Elogiato per la «insuperabile semplicità, verità ed espressioni ne’ pastori», Giovanni Antonio Matera si distingue dall’infinita schiera dei “pasturari” del tempo, per porsi come originale creatore di una tipologia iconografica che avrà numerosissimi imitatori. Per modellare i suoi pastori, si avvaleva di materiali poveri, come il legno, la tela e la colla. Intagliava solo viso braccia e gambe, sbozzando appena il corpo, fatto di legno di tiglio o cipresso, quindi immergeva piccole strisce di telo di lino in una mistura di colla e gesso, variamente colorata e le applicava ancora bagnate, organicamente sovrapposte, sul corpo delle statuine. La colla, indurendosi, conferiva alle vesti morbidamente drappeggiate un aspetto plastico e armonioso. Per infondere infine effetti mimetici e naturali, interveniva rifinendo a pittura le parti in legno, rivelando notevoli doti non solo nell’arte plastica, ma anche nella resa di sensibili sottigliezze cromatiche. Le tecniche e lo stile adoperati dal Matera furono a lungo modelli di riferimento per i costruttori di pastori da presepe siciliani, grazie anche all’economicità dei materiali usati che favorì una larga diffusione popolare di questa tradizione artigianale.

Posto a confronto con la consistente e coeva collezione permanente del presepe felsineo che, come è noto, era modellato interamente in terracotta, il presepe di Matera esprime un realismo narrativo dalla forte carica gestuale, in cui si possono cogliere echi del naturalismo pittorico seicentesco e della scultura di Bernini, per corrispondere meglio alle esigenze di fede che la cultura artistica dell’Isola, sotto al dominio spagnolo, aveva necessità di trasmettere in termini di coinvolgente e spettacolare retorica. Strumenti di catechesi e di devozione popolare, i gruppi presepiali si prestavano ad attivare l’empatia e la partecipazione dei fedeli, per promuovere un ritorno a valori religiosi profondamente sentiti.

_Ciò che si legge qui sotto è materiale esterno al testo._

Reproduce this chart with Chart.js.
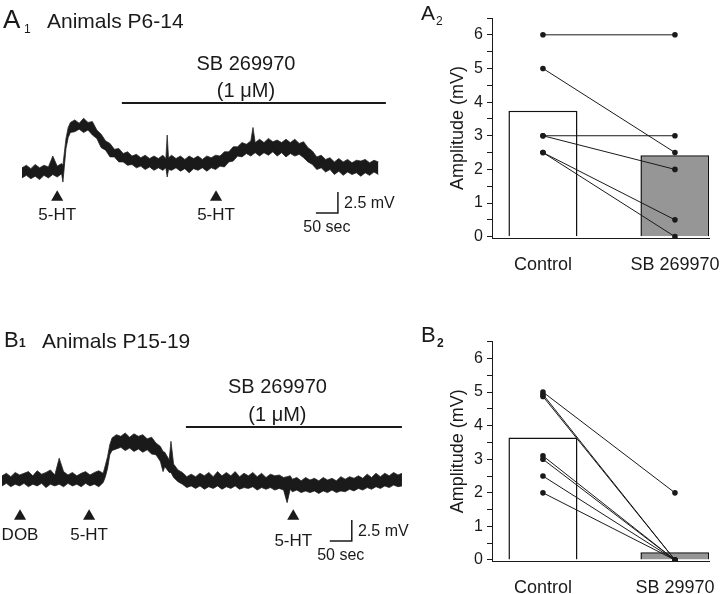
<!DOCTYPE html>
<html><head><meta charset="utf-8">
<script src="https://cdn.jsdelivr.net/npm/chart.js@4.4.1/dist/chart.umd.min.js"></script>
<style>
html,body{margin:0;padding:0;background:#fff;}
#wrap{position:relative;width:720px;height:594px;overflow:hidden;font-family:"Liberation Sans",Arial,sans-serif;color:#1a1a1a;}
canvas{position:absolute;}
.lbl{position:absolute;white-space:nowrap;line-height:1;}
</style></head><body>
<div id="wrap">
<canvas id="a1" width="400" height="250" style="left:0px;top:0px"></canvas>
<canvas id="b1" width="410" height="294" style="left:0px;top:300px"></canvas>
<canvas id="a2" width="320" height="300" style="left:400px;top:0px"></canvas>
<canvas id="b2" width="320" height="294" style="left:400px;top:300px"></canvas>
<div class="lbl" style="left:3px;top:6px;font-size:26px">A</div>
<div class="lbl" style="left:24px;top:23px;font-size:12px">1</div>
<div class="lbl" style="left:47px;top:10px;font-size:21px">Animals P6-14</div>
<div class="lbl" style="left:421px;top:2px;font-size:21px">A</div>
<div class="lbl" style="left:436px;top:15px;font-size:12px">2</div>
<div class="lbl" style="left:4px;top:329px;font-size:22px">B</div>
<div class="lbl" style="left:19px;top:337px;font-size:12px;font-weight:bold">1</div>
<div class="lbl" style="left:42px;top:330px;font-size:21px">Animals P15-19</div>
<div class="lbl" style="left:421px;top:324px;font-size:22px">B</div>
<div class="lbl" style="left:437px;top:337px;font-size:12px;font-weight:bold">2</div>
</div>
<script>
// ---------- DATA ----------
// Panel A1 trace (time in s, envelope of the noisy trace in mV relative to baseline)
const a1Time  = [0,10,20,30,40,50,60,70,80,90, 93,96, 100,105,110,
  120,130,140,150,160,170,180,190,200,210,220,230,240,250,260,270,280,290,300,310,320,
  327,330,333,
  340,350,360,370,380,390,400,410,420,430,440,450,460,470,480,490,500,510,520,
  525,
  530,540,550,560,570,580,590,600,610,620,630,640,650,660,670,680,690,700,710,720,730,740,750,760,770,780,790,800,810];
const a1Upper = [0.5,0.8,0.4,0.9,0.5,0.8,0.6,1.9,0.7,1.0, 0.8,2.2, 4.0,5.3,5.9,
  6.2,5.8,6.4,5.9,6.0,5.0,4.5,3.7,3.4,2.7,2.8,2.2,2.4,1.9,2.1,1.7,2.0,1.6,1.9,1.6,2.0,
  1.6,4.4,1.7,
  2.0,1.6,1.9,1.5,1.9,1.6,1.9,1.5,1.9,1.7,2.0,1.9,2.4,2.4,3.0,3.0,3.5,3.3,3.7,
  5.3,
  3.5,3.9,3.5,4.0,3.6,3.8,3.5,3.9,3.5,3.9,3.4,3.6,2.9,2.5,1.8,2.0,1.5,1.7,1.2,1.6,1.2,1.5,1.1,1.4,1.3,1.5,1.1,1.4,1.2];
const a1Lower = [-0.7,-0.4,-0.8,-0.5,-0.9,-0.4,-0.7,-0.3,-0.6,-0.2, -1.2,0.5, 2.8,4.1,4.7,
  4.8,5.1,4.7,5.0,4.4,4.0,2.9,2.6,1.8,1.8,1.2,1.2,0.8,0.9,0.5,0.7,0.3,0.6,0.2,0.5,0.2,
  0.5,-0.6,0.3,
  0.2,0.5,0.1,0.4,-0.1,0.4,0.2,0.5,0.1,0.5,0.3,0.7,0.6,1.2,1.3,1.9,1.8,2.2,1.9,
  2.1,
  2.3,1.9,2.3,2.0,2.4,1.9,2.3,1.8,2.2,1.9,2.1,1.7,1.2,0.9,0.3,0.5,0.0,0.3,-0.3,0.1,-0.4,0.0,-0.3,-0.1,-0.5,-0.1,-0.4,0.0,-0.3];
const a1Drug = [227, 827];          // drug application window (s)
const a1Stim = [80, 441];           // 5-HT applications (s)
const a1StimLabels = ["5-HT", "5-HT"];

// Panel B1 trace
const b1Time  = [0,10,20,30,40,50,60,70,80,90,100,110,120,130,140,150,160,170,180,190,200,210,220,230,
  235,240,245,250,
  260,270,280,290,300,310,320,330,340,350,360,
  366, 370,380, 384,
  390,400,410,420,430,440,450,460,470,480,490,500,510,520,530,540,550,560,570,580,590,600,610,620,630,640,
  648,655,
  660,670,680,690,700,710,720,730,740,750,760,770,780,790,800,810,820,830,840,850,860,870,880,890,900,
  909];
const b1Upper = [0.5,0.8,0.4,0.9,0.6,0.8,1.0,0.5,1.1,0.7,0.9,1.2,0.6,2.6,1.0,0.6,0.9,0.5,0.8,1.0,0.6,0.9,1.1,0.8,
  1.8,2.8,4.2,5.0,
  5.4,5.2,5.6,5.1,5.5,5.2,5.4,4.9,5.1,4.4,4.0,
  3.4, 3.3,2.4, 4.6,
  1.9,1.2,0.9,0.4,0.7,0.4,0.8,0.5,0.9,0.4,1.0,0.5,0.9,0.5,1.0,0.4,0.8,0.5,0.9,0.4,0.8,0.3,0.7,0.5,0.6,0.3,
  0.4,0.5,
  0.1,0.3,-0.1,0.3,0.0,0.2,-0.1,0.3,0.0,0.2,-0.1,0.4,0.1,0.4,0.2,0.5,0.2,0.7,0.3,0.8,0.4,0.8,0.5,0.9,0.6,
  0.8];
const b1Lower = [-0.7,-0.4,-0.8,-0.5,-0.7,-0.4,-0.8,-0.5,-0.7,-0.4,-0.9,-0.5,-0.7,-0.5,-0.8,-0.4,-0.7,-0.5,-0.8,-0.4,-0.7,-0.5,-0.8,-0.3,
  0.4,1.4,3.0,3.5,
  3.7,3.9,3.5,3.8,3.4,3.7,3.3,3.6,3.1,3.0,2.2,
  1.0, 1.6,0.9, 0.9,
  0.3,-0.2,-0.5,-0.9,-0.7,-1.0,-0.7,-1.1,-0.8,-1.0,-0.7,-1.1,-0.8,-1.0,-0.7,-1.1,-0.9,-1.0,-0.8,-1.2,-0.9,-1.1,-0.9,-1.2,-1.0,-1.2,
  -2.7,-1.1,
  -1.4,-1.2,-1.5,-1.3,-1.5,-1.3,-1.6,-1.3,-1.5,-1.2,-1.5,-1.3,-1.4,-1.1,-1.3,-1.0,-1.2,-0.9,-1.1,-0.8,-1.0,-0.7,-0.9,-0.6,-0.8,
  -0.7];
const b1Drug = [418, 909];
const b1Stim = [41, 198, 662];
const b1StimLabels = ["DOB", "5-HT", "5-HT"];

const drugName = "SB 269970";
const drugConc = "(1 \u03bcM)";
const scaleSec = 50;     // time calibration (s)
const scaleMv  = 2.5;    // voltage calibration (mV)

// Panel A2 (paired amplitudes, mV)
const a2Categories = ["Control", "SB 269970"];
const a2Means   = [3.74, 2.42];
const a2Control = [6, 5, 3, 3, 2.5, 2.5];
const a2Drug    = [6, 2.5, 3, 2, 0.5, 0];

// Panel B2
const b2Categories = ["Control", "SB 29970"];
const b2Means   = [3.65, 0.23];
const b2Control = [5.0, 4.93, 4.87, 3.1, 3.0, 2.5, 2.0];
const b2Drug    = [2.0, 0, 0, 0, 0, 0, 0];

const yTickValues = [0,0.5,1,1.5,2,2.5,3,3.5,4,4.5,5,5.5,6,6.5];
const yTickLabels = ["0","","1","","2","","3","","4","","5","","6",""];
const yTitle = "Amplitude (mV)";

// ---------- DRAWING ----------
const INK = '#1a1a1a';
const FONT = '"Liberation Sans", Arial, sans-serif';

const annotPlugin = {
  id: 'annot',
  afterDatasetsDraw(chart, args, opts) {
    const {ctx, scales} = chart;
    (opts.items || []).forEach(it => {
      ctx.save();
      ctx.font = it.size + 'px ' + FONT;
      ctx.fillStyle = INK;
      ctx.textAlign = it.align || 'center';
      ctx.textBaseline = 'middle';
      ctx.fillText(it.text, scales.x.getPixelForValue(it.t), scales.y.getPixelForValue(it.v));
      ctx.restore();
    });
  }
};

function traceConfig(p) {
  const up = p.time.map((t, i) => ({x: t, y: p.upper[i]}));
  const lo = p.time.map((t, i) => ({x: t, y: p.lower[i]}));
  const c = p.cal;
  const items = [
    {text: drugName, t: p.drugText[0], v: p.drugText[1], size: 20},
    {text: drugConc, t: p.drugText[0], v: p.drugText[2], size: 20},
    {text: scaleMv + ' mV', t: c.t + 14, v: c.v + scaleMv / 2 - 0.1, size: 16, align: 'left'},
    {text: scaleSec + ' sec', t: c.t - 25, v: c.v - 1.75, size: 16}
  ];
  p.stim.forEach((t, i) => items.push({text: p.stimLabels[i], t: t, v: p.stimTextV[i], size: 17}));
  return {
    type: 'line',
    data: {datasets: [
      {data: up, borderColor: '#2a2a2a', borderWidth: 0.8, pointRadius: 0, fill: '+1', backgroundColor: INK, tension: 0},
      {data: lo, borderColor: '#2a2a2a', borderWidth: 0.8, pointRadius: 0, fill: false, tension: 0},
      {data: p.drug.map(t => ({x: t, y: p.drugLevel})), borderColor: INK, borderWidth: 2, pointRadius: 0, fill: false},
      {data: p.stim.map(t => ({x: t, y: p.stimLevel})), showLine: false, pointStyle: 'triangle', pointRadius: 7,
        pointBackgroundColor: INK, pointBorderColor: INK, pointBorderWidth: 0},
      {data: [{x: c.t, y: c.v + scaleMv}, {x: c.t, y: c.v}, {x: c.t - scaleSec, y: c.v}],
        borderColor: INK, borderWidth: 1.5, pointRadius: 0, fill: false}
    ]},
    options: {
      responsive: false, animation: false, events: [],
      layout: {padding: 0, autoPadding: false},
      plugins: {legend: {display: false}, tooltip: {enabled: false}, annot: {items}},
      scales: {
        x: {type: 'linear', display: false, min: p.xRange[0], max: p.xRange[1]},
        y: {type: 'linear', display: false, min: p.yRange[0], max: p.yRange[1]}
      }
    },
    plugins: [annotPlugin]
  };
}

new Chart(document.getElementById('a1'), traceConfig({
  time: a1Time, upper: a1Upper, lower: a1Lower,
  drug: a1Drug, drugLevel: 8.2, drugText: [509, 12.8, 9.55],
  stim: a1Stim, stimLabels: a1StimLabels, stimLevel: -3.0, stimTextV: [-5.2, -5.2],
  cal: {t: 718, v: -4.88},
  xRange: [-50, 859.1], yRange: [-9.286, 20.476]
}));

new Chart(document.getElementById('b1'), traceConfig({
  time: b1Time, upper: b1Upper, lower: b1Lower,
  drug: b1Drug, drugLevel: 6.31, drugText: [626, 11.07, 7.74],
  stim: b1Stim, stimLabels: b1StimLabels, stimLevel: -4.3, stimTextV: [-6.6, -6.6, -7.3],
  cal: {t: 795, v: -7.26},
  xRange: [-4.545, 927.3], yRange: [-13.57, 21.43]
}));

function pairedConfig(p) {
  const ds = [{
    type: 'bar',
    data: p.means.map((m, i) => ({x: i + 1, y: m})),
    backgroundColor: ['#ffffff', '#969696'],
    borderColor: '#111', borderWidth: 1.5,
    barPercentage: 0.523, categoryPercentage: 1,
    order: 5
  }];
  p.control.forEach((v, i) => {
    ds.push({
      type: 'line',
      data: [{x: 1, y: v}, {x: 2, y: p.drug[i]}],
      borderColor: INK, borderWidth: 1, pointRadius: 2.8, pointBackgroundColor: INK,
      pointBorderWidth: 0, fill: false, order: 1
    });
  });
  return {
    type: 'bar',
    data: {datasets: ds},
    options: {
      responsive: false, animation: false, events: [],
      layout: {padding: {left: 47, top: p.top, right: 11, bottom: 0}, autoPadding: false},
      plugins: {legend: {display: false}, tooltip: {enabled: false}},
      scales: {
        x: {
          type: 'linear', min: 0.614, max: 2.258, offset: false,
          afterBuildTicks: s => { s.ticks = [{value: 1}, {value: 2}]; },
          afterFit: s => { s.height = p.xh; s.paddingLeft = 0; s.paddingRight = 0; },
          ticks: {callback: (v) => p.categories[Math.round(v) - 1], font: {size: 18, family: FONT}, color: INK, padding: 16, maxRotation: 0, autoSkip: false},
          grid: {display: false, drawTicks: false},
          border: {display: true, color: INK, width: 1}
        },
        y: {
          type: 'linear', min: p.ymin, max: 6.5,
          afterBuildTicks: s => { s.ticks = yTickValues.map(v => ({value: v})); },
          afterFit: s => { s.width = 45; s.paddingTop = 0; s.paddingBottom = 0; },
          ticks: {callback: (v, i) => yTickLabels[i], font: {size: 16, family: FONT}, color: INK, padding: 4, autoSkip: false},
          grid: {display: true, drawOnChartArea: false, drawTicks: true, tickLength: 5, color: INK},
          border: {display: true, color: INK, width: 1},
          title: {display: true, text: yTitle, font: {size: 18, family: FONT}, color: INK, padding: 0}
        }
      }
    }
  };
}

new Chart(document.getElementById('a2'), pairedConfig({
  categories: a2Categories, means: a2Means, control: a2Control, drug: a2Drug,
  top: 18, xh: 62, ymin: -0.04
}));
new Chart(document.getElementById('b2'), pairedConfig({
  categories: b2Categories, means: b2Means, control: b2Control, drug: b2Drug,
  top: 41.7, xh: 33, ymin: -0.03
}));
</script>
</body></html>
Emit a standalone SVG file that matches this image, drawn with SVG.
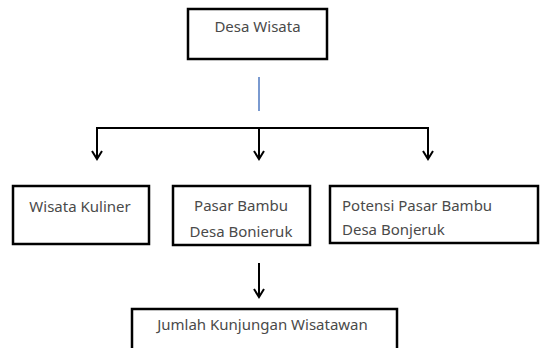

La grande scena dell’Adorazione dei Magi riferito alle Collezioni Civiche genovesi, sottoposto a intervento di pulitura e consolidamento in occasione dell’esposizione a Bologna, rivela l’arte squisita e pregevole del Matera nella raffinata resa dei dettagli. Su una base sagomata in legno dorato, poggiante su piedini a zampa di leone, si erge una scenografia architettonica, che associa una costruzione in rovina con un’ambientazione rurale, precipua del presepe. Al centro della composizione vi è il gruppo della Natività, verso cui convergono umili pastori e magnificenti Re Magi, avvolti in mantelli scenograficamente sostenuti dai caudatari.

Se l’architettura aderisce al gusto del ‘rovinismo’, da intendersi sia come richiamo al mondo classico, sia come allegoria cristiana della distruzione del paganesimo, l’ambientazione si completa nelle ‘meraviglie’ della natura – conchiglie, madrepore, concrezioni calcaree, rametti di corallo – che giungono dal mare e connotano in modo unico la produzione presepiale siciliana, capace di unire materiali ‘ricchi’ del mondo dell’oreficeria con quelli ‘poveri’, quali la cartapesta e il sughero, utilizzati dall’autore per realizzare le rocce.